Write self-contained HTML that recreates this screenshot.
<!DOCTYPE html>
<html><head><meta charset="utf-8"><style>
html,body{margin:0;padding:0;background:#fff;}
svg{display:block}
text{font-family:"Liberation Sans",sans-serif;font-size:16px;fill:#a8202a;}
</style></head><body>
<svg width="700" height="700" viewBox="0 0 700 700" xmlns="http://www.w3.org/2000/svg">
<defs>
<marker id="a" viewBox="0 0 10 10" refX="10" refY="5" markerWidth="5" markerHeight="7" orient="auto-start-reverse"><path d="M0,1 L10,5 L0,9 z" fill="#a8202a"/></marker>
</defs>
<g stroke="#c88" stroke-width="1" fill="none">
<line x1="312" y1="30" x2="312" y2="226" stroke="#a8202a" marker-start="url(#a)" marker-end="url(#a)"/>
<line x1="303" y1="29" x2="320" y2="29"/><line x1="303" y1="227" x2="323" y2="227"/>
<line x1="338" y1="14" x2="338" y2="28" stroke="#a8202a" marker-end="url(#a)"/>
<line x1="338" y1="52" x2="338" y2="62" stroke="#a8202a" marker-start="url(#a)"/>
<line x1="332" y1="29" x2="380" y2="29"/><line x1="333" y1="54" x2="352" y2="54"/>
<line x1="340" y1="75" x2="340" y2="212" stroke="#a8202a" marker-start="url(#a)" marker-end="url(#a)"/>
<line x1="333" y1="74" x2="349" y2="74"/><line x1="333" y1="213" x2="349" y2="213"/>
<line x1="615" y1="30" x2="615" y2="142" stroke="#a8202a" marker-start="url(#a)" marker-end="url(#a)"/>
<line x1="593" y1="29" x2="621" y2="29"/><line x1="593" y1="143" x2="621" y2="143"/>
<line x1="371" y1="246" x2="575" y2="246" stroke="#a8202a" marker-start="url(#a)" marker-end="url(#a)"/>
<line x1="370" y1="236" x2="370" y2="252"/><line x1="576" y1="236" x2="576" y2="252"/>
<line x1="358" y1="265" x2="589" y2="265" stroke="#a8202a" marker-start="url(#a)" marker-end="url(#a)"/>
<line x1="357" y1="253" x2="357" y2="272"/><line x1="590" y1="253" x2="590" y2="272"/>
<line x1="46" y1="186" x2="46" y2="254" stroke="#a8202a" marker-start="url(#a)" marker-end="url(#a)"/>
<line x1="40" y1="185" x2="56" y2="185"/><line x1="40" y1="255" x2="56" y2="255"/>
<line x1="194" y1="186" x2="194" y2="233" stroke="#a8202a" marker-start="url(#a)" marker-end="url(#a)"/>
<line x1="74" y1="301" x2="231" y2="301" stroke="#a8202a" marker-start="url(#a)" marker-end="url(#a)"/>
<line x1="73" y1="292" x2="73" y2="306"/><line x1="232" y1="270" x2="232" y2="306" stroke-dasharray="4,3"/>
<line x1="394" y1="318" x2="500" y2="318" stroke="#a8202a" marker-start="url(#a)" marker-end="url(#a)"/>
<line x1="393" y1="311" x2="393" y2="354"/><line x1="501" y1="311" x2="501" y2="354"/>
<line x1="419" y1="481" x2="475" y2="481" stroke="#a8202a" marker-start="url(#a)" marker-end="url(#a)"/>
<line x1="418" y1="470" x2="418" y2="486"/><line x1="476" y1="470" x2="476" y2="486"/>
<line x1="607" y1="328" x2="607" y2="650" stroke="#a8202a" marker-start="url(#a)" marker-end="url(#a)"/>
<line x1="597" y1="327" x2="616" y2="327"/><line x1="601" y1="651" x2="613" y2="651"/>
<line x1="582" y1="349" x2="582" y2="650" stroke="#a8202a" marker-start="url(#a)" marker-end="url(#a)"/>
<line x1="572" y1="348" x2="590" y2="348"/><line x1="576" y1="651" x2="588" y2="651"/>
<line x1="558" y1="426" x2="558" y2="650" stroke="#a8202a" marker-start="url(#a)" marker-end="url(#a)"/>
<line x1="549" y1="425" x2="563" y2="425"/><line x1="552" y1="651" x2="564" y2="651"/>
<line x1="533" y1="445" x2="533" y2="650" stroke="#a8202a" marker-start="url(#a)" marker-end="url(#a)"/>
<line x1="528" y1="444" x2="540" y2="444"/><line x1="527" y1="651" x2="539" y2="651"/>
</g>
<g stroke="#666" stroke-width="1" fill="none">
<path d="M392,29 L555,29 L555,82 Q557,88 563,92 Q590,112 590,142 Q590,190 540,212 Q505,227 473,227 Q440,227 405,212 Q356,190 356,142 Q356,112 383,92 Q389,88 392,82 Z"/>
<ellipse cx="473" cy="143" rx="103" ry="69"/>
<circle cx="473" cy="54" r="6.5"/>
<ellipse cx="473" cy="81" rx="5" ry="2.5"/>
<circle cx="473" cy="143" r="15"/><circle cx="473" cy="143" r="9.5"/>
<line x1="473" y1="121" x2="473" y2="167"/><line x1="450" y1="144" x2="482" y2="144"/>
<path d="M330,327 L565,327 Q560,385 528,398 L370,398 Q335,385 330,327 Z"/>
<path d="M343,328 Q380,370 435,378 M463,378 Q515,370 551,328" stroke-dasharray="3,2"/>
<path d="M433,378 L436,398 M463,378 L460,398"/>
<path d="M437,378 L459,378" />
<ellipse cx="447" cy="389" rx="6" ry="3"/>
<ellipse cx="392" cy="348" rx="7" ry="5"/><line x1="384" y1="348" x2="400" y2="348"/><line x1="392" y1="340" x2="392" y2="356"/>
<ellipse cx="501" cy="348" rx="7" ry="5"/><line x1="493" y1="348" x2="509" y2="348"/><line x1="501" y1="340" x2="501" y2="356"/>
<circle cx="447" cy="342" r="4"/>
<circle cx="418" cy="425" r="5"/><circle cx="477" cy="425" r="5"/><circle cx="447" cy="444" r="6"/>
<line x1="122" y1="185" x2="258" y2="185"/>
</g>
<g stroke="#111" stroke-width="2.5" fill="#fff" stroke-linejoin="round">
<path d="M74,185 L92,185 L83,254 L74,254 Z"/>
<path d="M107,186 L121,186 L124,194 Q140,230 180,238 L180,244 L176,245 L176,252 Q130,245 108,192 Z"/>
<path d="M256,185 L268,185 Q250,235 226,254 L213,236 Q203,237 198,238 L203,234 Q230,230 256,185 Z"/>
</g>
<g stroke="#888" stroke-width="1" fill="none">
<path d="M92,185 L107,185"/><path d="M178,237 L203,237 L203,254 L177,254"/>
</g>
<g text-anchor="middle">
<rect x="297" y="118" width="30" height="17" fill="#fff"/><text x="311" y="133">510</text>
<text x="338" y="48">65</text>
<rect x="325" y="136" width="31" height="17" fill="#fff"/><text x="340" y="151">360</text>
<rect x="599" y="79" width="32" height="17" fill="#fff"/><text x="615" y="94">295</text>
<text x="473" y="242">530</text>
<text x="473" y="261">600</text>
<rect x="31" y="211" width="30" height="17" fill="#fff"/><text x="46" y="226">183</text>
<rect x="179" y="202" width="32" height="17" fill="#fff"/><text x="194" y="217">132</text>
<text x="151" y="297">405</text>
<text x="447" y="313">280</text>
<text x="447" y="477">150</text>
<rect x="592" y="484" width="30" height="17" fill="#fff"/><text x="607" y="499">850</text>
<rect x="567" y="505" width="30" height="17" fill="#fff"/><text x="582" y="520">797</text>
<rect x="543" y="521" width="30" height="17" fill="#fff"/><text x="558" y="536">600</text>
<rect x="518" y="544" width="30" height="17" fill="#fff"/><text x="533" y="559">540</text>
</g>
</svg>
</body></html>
◇ ◇ ◇ ◇ ◇ ◇ ◇
▸ **TASK TO COMPLETE**:
Reproduce the material above without altering a single character.

▸ **ANSWER TO THIS EXERCISE**:
Write self-contained HTML that recreates this screenshot.
<!DOCTYPE html>
<html><head><meta charset="utf-8"><style>
html,body{margin:0;padding:0;background:#fff;}
svg{display:block}
text{font-family:"Liberation Sans",sans-serif;font-size:16px;fill:#a8202a;}
</style></head><body>
<svg width="700" height="700" viewBox="0 0 700 700" xmlns="http://www.w3.org/2000/svg">
<defs>
<marker id="a" viewBox="0 0 10 10" refX="10" refY="5" markerWidth="5" markerHeight="7" orient="auto-start-reverse"><path d="M0,1 L10,5 L0,9 z" fill="#a8202a"/></marker>
</defs>
<g stroke="#c88" stroke-width="1" fill="none">
<line x1="312" y1="30" x2="312" y2="226" stroke="#a8202a" marker-start="url(#a)" marker-end="url(#a)"/>
<line x1="303" y1="29" x2="320" y2="29"/><line x1="303" y1="227" x2="323" y2="227"/>
<line x1="338" y1="14" x2="338" y2="28" stroke="#a8202a" marker-end="url(#a)"/>
<line x1="338" y1="52" x2="338" y2="62" stroke="#a8202a" marker-start="url(#a)"/>
<line x1="332" y1="29" x2="380" y2="29"/><line x1="333" y1="54" x2="352" y2="54"/>
<line x1="340" y1="75" x2="340" y2="212" stroke="#a8202a" marker-start="url(#a)" marker-end="url(#a)"/>
<line x1="333" y1="74" x2="349" y2="74"/><line x1="333" y1="213" x2="349" y2="213"/>
<line x1="615" y1="30" x2="615" y2="142" stroke="#a8202a" marker-start="url(#a)" marker-end="url(#a)"/>
<line x1="593" y1="29" x2="621" y2="29"/><line x1="593" y1="143" x2="621" y2="143"/>
<line x1="371" y1="246" x2="575" y2="246" stroke="#a8202a" marker-start="url(#a)" marker-end="url(#a)"/>
<line x1="370" y1="236" x2="370" y2="252"/><line x1="576" y1="236" x2="576" y2="252"/>
<line x1="358" y1="265" x2="589" y2="265" stroke="#a8202a" marker-start="url(#a)" marker-end="url(#a)"/>
<line x1="357" y1="253" x2="357" y2="272"/><line x1="590" y1="253" x2="590" y2="272"/>
<line x1="46" y1="186" x2="46" y2="254" stroke="#a8202a" marker-start="url(#a)" marker-end="url(#a)"/>
<line x1="40" y1="185" x2="56" y2="185"/><line x1="40" y1="255" x2="56" y2="255"/>
<line x1="194" y1="186" x2="194" y2="233" stroke="#a8202a" marker-start="url(#a)" marker-end="url(#a)"/>
<line x1="74" y1="301" x2="231" y2="301" stroke="#a8202a" marker-start="url(#a)" marker-end="url(#a)"/>
<line x1="73" y1="292" x2="73" y2="306"/><line x1="232" y1="270" x2="232" y2="306" stroke-dasharray="4,3"/>
<line x1="394" y1="318" x2="500" y2="318" stroke="#a8202a" marker-start="url(#a)" marker-end="url(#a)"/>
<line x1="393" y1="311" x2="393" y2="354"/><line x1="501" y1="311" x2="501" y2="354"/>
<line x1="419" y1="481" x2="475" y2="481" stroke="#a8202a" marker-start="url(#a)" marker-end="url(#a)"/>
<line x1="418" y1="470" x2="418" y2="486"/><line x1="476" y1="470" x2="476" y2="486"/>
<line x1="607" y1="328" x2="607" y2="650" stroke="#a8202a" marker-start="url(#a)" marker-end="url(#a)"/>
<line x1="597" y1="327" x2="616" y2="327"/><line x1="601" y1="651" x2="613" y2="651"/>
<line x1="582" y1="349" x2="582" y2="650" stroke="#a8202a" marker-start="url(#a)" marker-end="url(#a)"/>
<line x1="572" y1="348" x2="590" y2="348"/><line x1="576" y1="651" x2="588" y2="651"/>
<line x1="558" y1="426" x2="558" y2="650" stroke="#a8202a" marker-start="url(#a)" marker-end="url(#a)"/>
<line x1="549" y1="425" x2="563" y2="425"/><line x1="552" y1="651" x2="564" y2="651"/>
<line x1="533" y1="445" x2="533" y2="650" stroke="#a8202a" marker-start="url(#a)" marker-end="url(#a)"/>
<line x1="528" y1="444" x2="540" y2="444"/><line x1="527" y1="651" x2="539" y2="651"/>
</g>
<g stroke="#666" stroke-width="1" fill="none">
<path d="M392,29 L555,29 L555,82 Q557,88 563,92 Q590,112 590,142 Q590,190 540,212 Q505,227 473,227 Q440,227 405,212 Q356,190 356,142 Q356,112 383,92 Q389,88 392,82 Z"/>
<ellipse cx="473" cy="143" rx="103" ry="69"/>
<circle cx="473" cy="54" r="6.5"/>
<ellipse cx="473" cy="81" rx="5" ry="2.5"/>
<circle cx="473" cy="143" r="15"/><circle cx="473" cy="143" r="9.5"/>
<line x1="473" y1="121" x2="473" y2="167"/><line x1="450" y1="144" x2="482" y2="144"/>
<path d="M330,327 L565,327 Q560,385 528,398 L370,398 Q335,385 330,327 Z"/>
<path d="M343,328 Q380,370 435,378 M463,378 Q515,370 551,328" stroke-dasharray="3,2"/>
<path d="M433,378 L436,398 M463,378 L460,398"/>
<path d="M437,378 L459,378" />
<ellipse cx="447" cy="389" rx="6" ry="3"/>
<ellipse cx="392" cy="348" rx="7" ry="5"/><line x1="384" y1="348" x2="400" y2="348"/><line x1="392" y1="340" x2="392" y2="356"/>
<ellipse cx="501" cy="348" rx="7" ry="5"/><line x1="493" y1="348" x2="509" y2="348"/><line x1="501" y1="340" x2="501" y2="356"/>
<circle cx="447" cy="342" r="4"/>
<circle cx="418" cy="425" r="5"/><circle cx="477" cy="425" r="5"/><circle cx="447" cy="444" r="6"/>
<line x1="122" y1="185" x2="258" y2="185"/>
</g>
<g stroke="#111" stroke-width="2.5" fill="#fff" stroke-linejoin="round">
<path d="M74,185 L92,185 L83,254 L74,254 Z"/>
<path d="M107,186 L121,186 L124,194 Q140,230 180,238 L180,244 L176,245 L176,252 Q130,245 108,192 Z"/>
<path d="M256,185 L268,185 Q250,235 226,254 L213,236 Q203,237 198,238 L203,234 Q230,230 256,185 Z"/>
</g>
<g stroke="#888" stroke-width="1" fill="none">
<path d="M92,185 L107,185"/><path d="M178,237 L203,237 L203,254 L177,254"/>
</g>
<g text-anchor="middle">
<rect x="297" y="118" width="30" height="17" fill="#fff"/><text x="311" y="133">510</text>
<text x="338" y="48">65</text>
<rect x="325" y="136" width="31" height="17" fill="#fff"/><text x="340" y="151">360</text>
<rect x="599" y="79" width="32" height="17" fill="#fff"/><text x="615" y="94">295</text>
<text x="473" y="242">530</text>
<text x="473" y="261">600</text>
<rect x="31" y="211" width="30" height="17" fill="#fff"/><text x="46" y="226">183</text>
<rect x="179" y="202" width="32" height="17" fill="#fff"/><text x="194" y="217">132</text>
<text x="151" y="297">405</text>
<text x="447" y="313">280</text>
<text x="447" y="477">150</text>
<rect x="592" y="484" width="30" height="17" fill="#fff"/><text x="607" y="499">850</text>
<rect x="567" y="505" width="30" height="17" fill="#fff"/><text x="582" y="520">797</text>
<rect x="543" y="521" width="30" height="17" fill="#fff"/><text x="558" y="536">600</text>
<rect x="518" y="544" width="30" height="17" fill="#fff"/><text x="533" y="559">540</text>
</g>
</svg>
</body></html>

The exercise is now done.